Introduction to Document Databases
JSON is a popular textual data format that's used for exchanging data in modern web and mobile applications. JSON is also used for storing unstructured data in log files or NoSQL databases. The goal of this project is to introduce you to JSON and Data integration.
Requirements
- Phase 1. Get familiar with JSON. In this task, you will need to read about JSON and get familiar with it. Learn about Export relational data to JSON. Learn about Import JSON documents into a document databases. Different DMBSes have different statements to support them. You will need to read about them and implement on some toy examples.
- Document database. Choose a database system that manages JSON documents. You can choose from a number of systems: MySQL, MongoDB, or Oracle. More choices are available here. You will collect and receive a large number of JSON documents. In this task you will create a document database based on this data.
- Phase 2: Data collection from Twitter. In this task, you will use Twitter API to collect data from Twitter stream. Collect at least 1M tweets. See here some useful links: API and Research Use Cases .
- Phase 3. Study Query Languages for Document DMBSes. In this task, you will study . If you choose MongoDB, here is your starting point. I will provide additional docs in canvans. If you choose a different DBMS, you will need to read its documentation.
- Phase 4. Additional Document DMBSes. In this task, you will receive JSON documents from 2 other sources whose schemas are different from that of Twitter. You will load them into your DBMS, You will consider 2 scenarios. To come
- Phase 5. JSON to Relational. In this task, you create a relational database corresponding to the UNION of the 3 types of JSON documents. (In other words, you integrate the 3 your 3 types of JSON documents into one relational database.) Then, you create a tool that loads your JSON files into your new database. Your schema must have at least 2 tables, e.g., User and Post. You will need to add the attributes to those tables and identify constraints, like PKs and FKs. Your datbase schema needs to have clearly defined tables that minimize redundancy: e.g., your table User has one entry per user, that is, if a user has multiple posts that user is inserted in table User and the comments of that user will be inserted in Post; you need to add a FK to Post that points to User ID.
Write the SQL queries for the queries you completed in Phase 4.

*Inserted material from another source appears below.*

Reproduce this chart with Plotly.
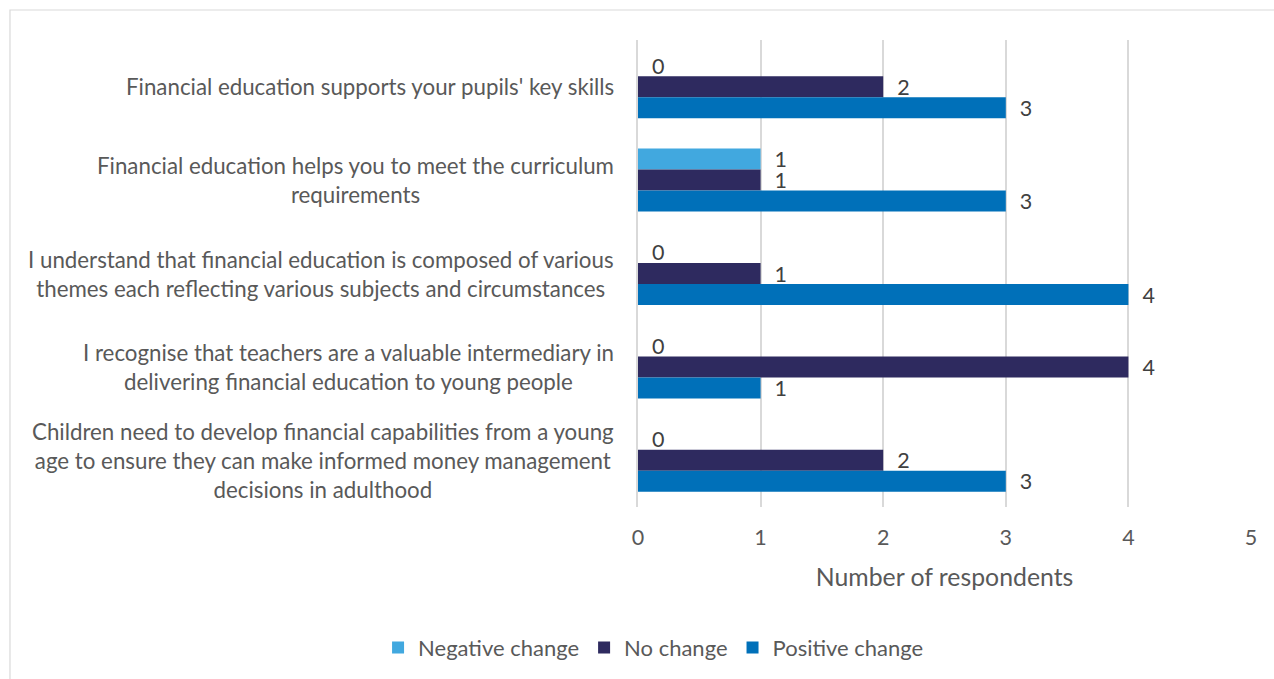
import plotly.graph_objects as go

# Survey statements, listed top to bottom, with their wrapped lines
statements = [
    ["Financial education supports your pupils' key skills"],
    ["Financial education helps you to meet the curriculum", "requirements"],
    ["I understand that financial education is composed of various",
     "themes each reflecting various subjects and circumstances"],
    ["I recognise that teachers are a valuable intermediary in",
     "delivering financial education to young people"],
    ["Children need to develop financial capabilities from a young",
     "age to ensure they can make informed money management",
     "decisions in adulthood"],
]
categories = [" ".join(lines) for lines in statements]

negative_change = [0, 1, 0, 0, 0]
no_change = [2, 1, 1, 4, 2]
positive_change = [3, 3, 4, 1, 3]

series = [
    ("Negative change", negative_change, "#41A8DF"),
    ("No change", no_change, "#2E2A5F"),
    ("Positive change", positive_change, "#0070B9"),
]

FONT = "Lato"
GREY = "#595959"
LABEL = "#404040"

fig = go.Figure()
for name, values, colour in series:
    fig.add_trace(go.Bar(
        name=name,
        y=categories,
        x=values,
        orientation="h",
        marker=dict(color=colour, line=dict(width=0)),
        text=values,
        texttemplate="\u00a0\u00a0%{x}",
        textposition="outside",
        constraintext="none",
        cliponaxis=False,
        textfont=dict(family=FONT, size=21.5, color=LABEL),
    ))

# Category labels: centred lines, right edge next to the value axis
for cat, lines in zip(categories, statements):
    fig.add_annotation(
        x=0, xref="paper", xanchor="right", xshift=-22,
        y=cat, yref="y", yanchor="middle",
        text="<br>".join(lines), align="center", showarrow=False,
        font=dict(family=FONT, size=22.3, color=GREY),
    )

# Light frame around the chart
fig.add_shape(type="rect", xref="paper", yref="paper",
              x0=-1.0245, x1=1.2, y0=-0.4, y1=1.0642,
              line=dict(color="#D9D9D9", width=1.2), fillcolor="rgba(0,0,0,0)",
              layer="below")

fig.update_layout(
    width=1274, height=679,
    margin=dict(l=638, r=23, t=40, b=172),
    paper_bgcolor="white", plot_bgcolor="white",
    barmode="group", bargap=0.325, bargroupgap=0,
    font=dict(family=FONT, color=GREY),
    showlegend=True,
    legend=dict(
        orientation="h", xref="container", yref="container",
        x=0.513, xanchor="center", y=0.046, yanchor="middle",
        font=dict(family=FONT, size=22, color=GREY),
        itemwidth=30,
    ),
    xaxis=dict(
        range=[0, 5], dtick=1, tick0=0,
        showgrid=True, gridcolor="#D9D9D9", gridwidth=1.5,
        zeroline=False, showline=False,
        ticks="outside", ticklen=0, ticklabelstandoff=11,
        tickfont=dict(family=FONT, size=21.5, color=GREY),
        title=dict(text="Number of respondents", standoff=19,
                   font=dict(family=FONT, size=24.8, color=GREY)),
    ),
    yaxis=dict(
        autorange="reversed", showticklabels=False,
        showgrid=False, zeroline=False,
        showline=True, linecolor="#D9D9D9", linewidth=1.5,
        ticks="",
    ),
)

fig.write_html("out.html")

Take steps to optimze your queries, like adding indices. Give the screenshots of query plans of each query before and after your optimization.
Deliverables
A semester report. However, you will need to upload a weekly version of report on each Monday until the end of the semester. Each subsequent version of the report marks clearly the new parts, e.g., using different font styles or colors. The report starts with a progress section, which gives an itimized list of the updates to your project and report.

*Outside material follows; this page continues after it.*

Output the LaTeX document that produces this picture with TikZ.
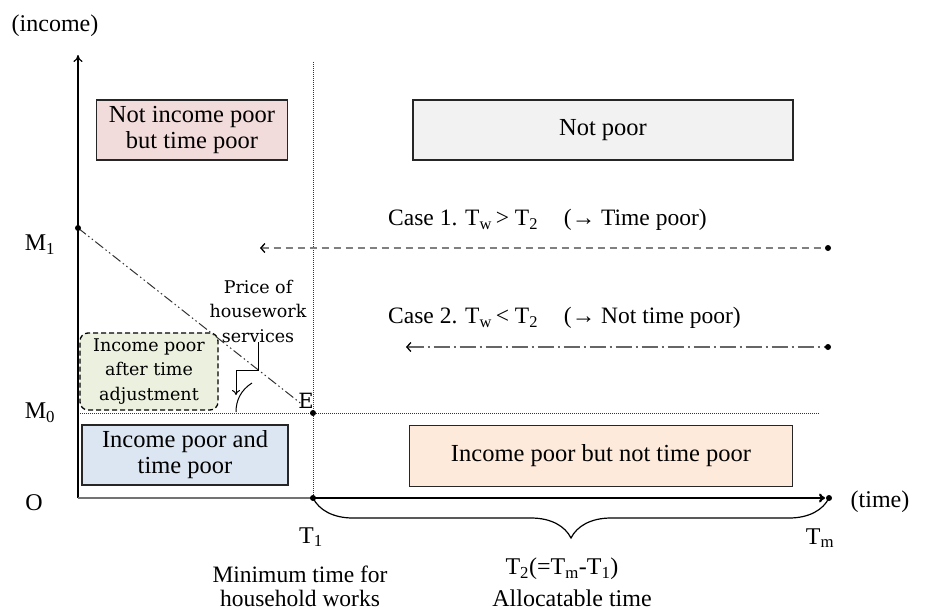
\documentclass[tikz,border=0pt]{standalone}
\usepackage{fontspec}
\setmainfont{Liberation Serif}
\newfontfamily\slabfont{DejaVu Serif}
\usetikzlibrary{arrows.meta,decorations.pathreplacing,positioning}
\definecolor{pinkfill}{RGB}{242,220,219}
\definecolor{greyfill}{RGB}{242,242,242}
\definecolor{bluefill}{RGB}{220,230,242}
\definecolor{peachfill}{RGB}{253,234,218}
\definecolor{greenfill}{RGB}{235,241,222}
\tikzset{
	lbl/.style={font=\fontsize{24}{24}\selectfont,inner sep=0pt},
	region/.style={font=\fontsize{24.5}{26}\selectfont,inner sep=0pt,draw=black!85,line width=1.3pt,align=center},
	note/.style={font=\slabfont\fontsize{17.5}{24.5}\selectfont,align=center,inner sep=0pt},
	guide/.style={black!80,line width=0.9pt,dash pattern=on 1pt off 1pt},
	budget/.style={black!80,line width=1pt,dash pattern=on 10pt off 3pt on 1.5pt off 3pt on 1.5pt off 3pt},
	caseone/.style={black!50,line width=1.3pt,dash pattern=on 7pt off 5pt,
		{Straight Barb[length=4pt,width=9pt,black]}-},
	casetwo/.style={black!60,line width=1.3pt,dash pattern=on 16pt off 4pt on 2pt off 4pt,
		{Straight Barb[length=4pt,width=9pt,black]}-}
}
\begin{document}
\begin{tikzpicture}[x=1pt,y=-1pt]
\useasboundingbox (0,0) rectangle (928,614);
\coordinate (O) at (78,498);
\coordinate (Ytop) at (78,55);
\coordinate (M1) at (78,228);
\coordinate (M0) at (78,413);
\coordinate (T1) at (313,498);
\coordinate (Xarr) at (825,498);
\coordinate (Tm) at (829,498);
\coordinate (E) at (313,413);
\coordinate (Vtop) at (313,62);
\coordinate (Hend) at (820,413);
\coordinate (c1l) at (260,248);
\coordinate (c1r) at (828,248);
\coordinate (c2l) at (406,347);
\coordinate (c2r) at (828,347);
\coordinate (kink) at (236,370);
\coordinate (tipend) at (236,395);

\node[region,fill=pinkfill,minimum width=191pt,minimum height=60pt] (tpoor) at (192,130) {Not income poor\\but time poor};
\node[region,fill=greyfill,minimum width=380pt,minimum height=60pt] (notpoor) at (603,130) {Not poor};
\node[region,fill=bluefill,minimum width=206pt,minimum height=60pt] (bothpoor) at (185,455) {Income poor and\\time poor};
\node[region,fill=peachfill,minimum width=383pt,minimum height=61pt] (ipoor) at (601,456) {Income poor but not time poor};
\node[note,draw,line width=1.3pt,dash pattern=on 5pt off 3pt,rounded corners=8pt,fill=greenfill,
	minimum width=138pt,minimum height=77pt] (adjust) at (149,371.5) {Income poor\\after time\\adjustment};

\draw[guide] (Vtop) -- (T1);
\draw[guide] (M0) -- (Hend);
\draw[line width=1.2pt,-{To[length=7pt,width=9pt]}] (O) -- (Ytop);
\draw[line width=2.5pt,black!55] (O) -- (T1);
\draw[line width=2.2pt,-{To[length=6pt,width=9pt]}] (T1) -- (Xarr);
\draw[budget,shorten >=15pt] (M1) -- (E);
\draw[caseone] (c1l) -- (c1r);
\draw[casetwo] (c2l) -- (c2r);
\foreach \p in {M1,E,T1,Tm,c1r,c2r}
	\fill (\p) circle (3pt);
\draw[line width=1.2pt,decorate,decoration={brace,mirror,amplitude=40pt}] (T1) -- (Tm);

\node[lbl] (inc) at (55,26) {(income)};
\node[lbl] (tim) at (880,502) {(time)};
\node[lbl] (olbl) at (34,503) {O};
\node[lbl] (m1lbl) at (40,245) {M\textsubscript{1}};
\node[lbl] (m0lbl) at (40,413) {M\textsubscript{0}};
\node[lbl] (t1lbl) at (311,537) {T\textsubscript{1}};
\node[lbl] (tmlbl) at (820,538) {T\textsubscript{m}};
\node[lbl,align=center,font=\fontsize{23.5}{24}\selectfont] (mintime) at (300,586) {Minimum time for\\household works};
\node[lbl] (t2lbl) at (562,569) {T\textsubscript{2}(=T\textsubscript{m}-T\textsubscript{1})};
\node[lbl] (alloc) at (572,598) {Allocatable time};
\node[lbl,anchor=west,font=\fontsize{23.5}{25}\selectfont] (case1) at (388,220) {Case 1. T\textsubscript{w}\,> T\textsubscript{2}\hspace{1.1em}(→ Time poor)};
\node[lbl,anchor=west,font=\fontsize{23.5}{25}\selectfont] (case2) at (388,318) {Case 2. T\textsubscript{w}\,< T\textsubscript{2}\hspace{1.1em}(→ Not time poor)};

\node[note] (price) at (258,311) {Price of\\housework\\services};
\node[note,font=\slabfont\fontsize{21}{21}\selectfont] (elbl) at (306,401) {E};
\draw[line width=1pt,-{To[length=5pt,width=8pt]}] (price.south) |- (kink) -- (tipend);
\draw[line width=1pt] (252,383) .. controls (241,390) and (236,400) .. (236,412);
\end{tikzpicture}
\end{document}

Include in your report SMALL pieces (no more than two pages!) of source code that convincingly show that you implemented the tasks.

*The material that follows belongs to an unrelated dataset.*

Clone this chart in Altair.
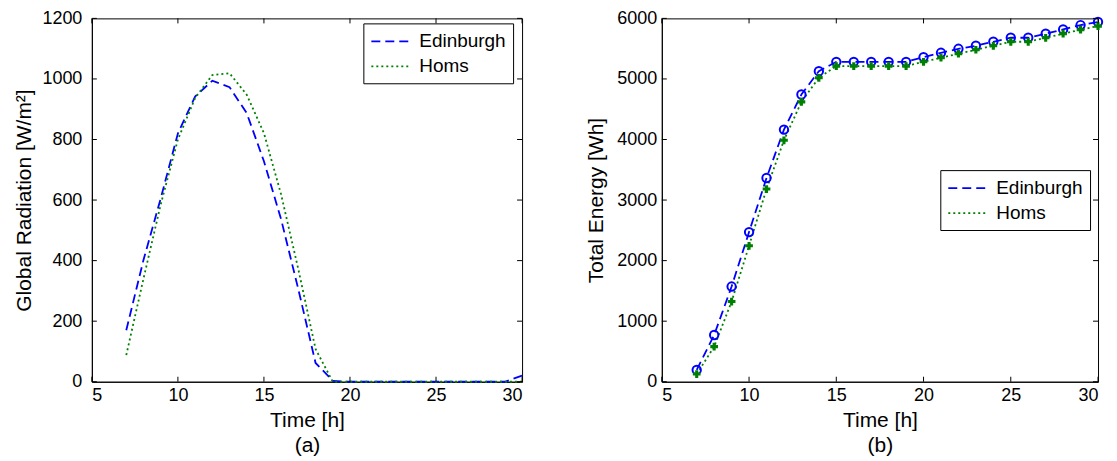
import altair as alt
import pandas as pd

# ---------------- data ----------------
cities = ["Edinburgh", "Homs"]
hours = list(range(7, 31))

rad_edinburgh = [170, 402, 605, 820, 942, 994, 973, 887, 728, 536, 305, 62, 3,
                 0, 0, 0, 0, 0, 0, 0, 0, 0, 0, 20]
rad_homs = [88, 340, 585, 800, 937, 1013, 1019, 948, 821, 618, 371, 108, 0,
            0, 0, 0, 0, 0, 0, 0, 0, 0, 0, 0]

energy_edinburgh = [195, 772, 1572, 2471, 3364, 4164, 4743, 5129, 5283, 5283,
                    5283, 5283, 5283, 5361, 5432, 5498, 5548, 5614, 5680, 5680,
                    5747, 5818, 5890, 5940]
energy_homs = [127, 579, 1324, 2245, 3182, 3987, 4622, 5019, 5212, 5212,
               5212, 5212, 5212, 5283, 5350, 5416, 5482, 5548, 5614, 5614,
               5680, 5747, 5813, 5873]

x_ticks = [5, 10, 15, 20, 25, 30]
y_ticks_a = [0, 200, 400, 600, 800, 1000, 1200]
y_ticks_b = [0, 1000, 2000, 3000, 4000, 5000, 6000]

colors = ["#0000ff", "#008000"]
dashes = [[9, 5], [2, 3]]

FONT = "Liberation Sans"
H = 364


def table(a, b):
    return pd.DataFrame({
        "t": hours * 2,
        "v": a + b,
        "city": [cities[0]] * len(a) + [cities[1]] * len(b),
    })


def panel(df, y_ticks, ytitle, caption, W, leg_x, leg_y, lab_pad, title_pad, markers):
    xs = alt.Scale(domain=[5, 30], nice=False, zero=False)
    ys = alt.Scale(domain=[y_ticks[0], y_ticks[-1]], nice=False)
    x_axis = alt.Axis(values=x_ticks, title=["Time [h]", caption], ticks=False,
                      domain=True, domainColor="black", domainWidth=1, grid=False,
                      labelPadding=5, titlePadding=5, titleLineHeight=25, format="d")
    y_axis = alt.Axis(values=y_ticks, title=ytitle, ticks=False, domain=True,
                      domainColor="black", domainWidth=1, grid=False, format="d",
                      labelPadding=lab_pad, titlePadding=title_pad)
    X = alt.X("t:Q", scale=xs, axis=x_axis, title=["Time [h]", caption])
    Y = alt.Y("v:Q", scale=ys, axis=y_axis, title=ytitle)
    legend = alt.Legend(orient="none", legendX=leg_x, legendY=leg_y, title=None,
                        symbolType="M-1,0H3", symbolSize=400, symbolStrokeWidth=1.8,
                        labelFontSize=19, labelFont=FONT, rowPadding=4,
                        padding=7, strokeColor="black", fillColor="white",
                        labelOffset=27, cornerRadius=0, labelColor="black")
    color = alt.Color("city:N", scale=alt.Scale(domain=cities, range=colors), legend=legend)
    dash = alt.StrokeDash("city:N", scale=alt.Scale(domain=cities, range=dashes), legend=legend)

    lines = alt.Chart(df).mark_line(strokeWidth=1.8).encode(
        x=X, y=Y, color=color, strokeDash=dash, order=alt.Order("t:Q"),
    )
    layers = [lines]
    if markers:
        pe = alt.Chart(df).transform_filter(alt.datum.city == cities[0]).mark_point(
            shape="circle", size=70, filled=False, strokeWidth=2, color=colors[0], opacity=1
        ).encode(x=X, y=Y)
        ph = alt.Chart(df).transform_filter(alt.datum.city == cities[1]).mark_point(
            shape="cross", size=60, filled=True, color=colors[1], opacity=1
        ).encode(x=X, y=Y)
        layers += [pe, ph]

    dxt = pd.DataFrame({"t": x_ticks})
    dyt = pd.DataFrame({"v": y_ticks})
    tb = alt.Chart(dxt).mark_rule(color="black", strokeWidth=1).encode(
        x=X, y=alt.value(H), y2=alt.value(H - 5))
    tt = alt.Chart(dxt).mark_rule(color="black", strokeWidth=1).encode(
        x=X, y=alt.value(0), y2=alt.value(5))
    tl = alt.Chart(dyt).mark_rule(color="black", strokeWidth=1).encode(
        y=Y, x=alt.value(0), x2=alt.value(5))
    tr = alt.Chart(dyt).mark_rule(color="black", strokeWidth=1).encode(
        y=Y, x=alt.value(W - 5), x2=alt.value(W))
    layers += [tb, tt, tl, tr]
    return alt.layer(*layers).properties(
        width=W, height=H, view=alt.ViewBackground(stroke="black", strokeWidth=1)
    )


left = panel(table(rad_edinburgh, rad_homs), y_ticks_a, "Global Radiation [W/m²]", "(a)",
             431, 272, 5, 10, 7, False)
right = panel(table(energy_edinburgh, energy_homs), y_ticks_b, "Total Energy [Wh]", "(b)",
              437, 279, 152, 5, 10, True)

chart = alt.hconcat(left, right, spacing=58).resolve_scale(
    color="independent", strokeDash="independent"
).properties(
    padding={"left": 5, "top": 0, "right": 2, "bottom": 0}
).configure(background="white").configure_view(
    stroke="black", strokeWidth=1
).configure_axis(
    labelFont=FONT, labelFontSize=18, labelColor="black",
    titleFont=FONT, titleFontSize=21, titleFontWeight="normal", titleColor="black"
)

chart.save("out.html", embed_options={"renderer": "svg", "actions": False})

Source code - only after you give an in-person demo.
Describe the software packages that you use to implement your algorithms.
Describe the difficulties in implementing your algorithms and how you overcame them.
Provide statistics about the queries.
Include a screen shots that you ran your queries on your computer.
Give details about your steps to improve the queries.
Start early!
Collaborate! Compare and discuss your approaches. The end product is expected to be an individual effort!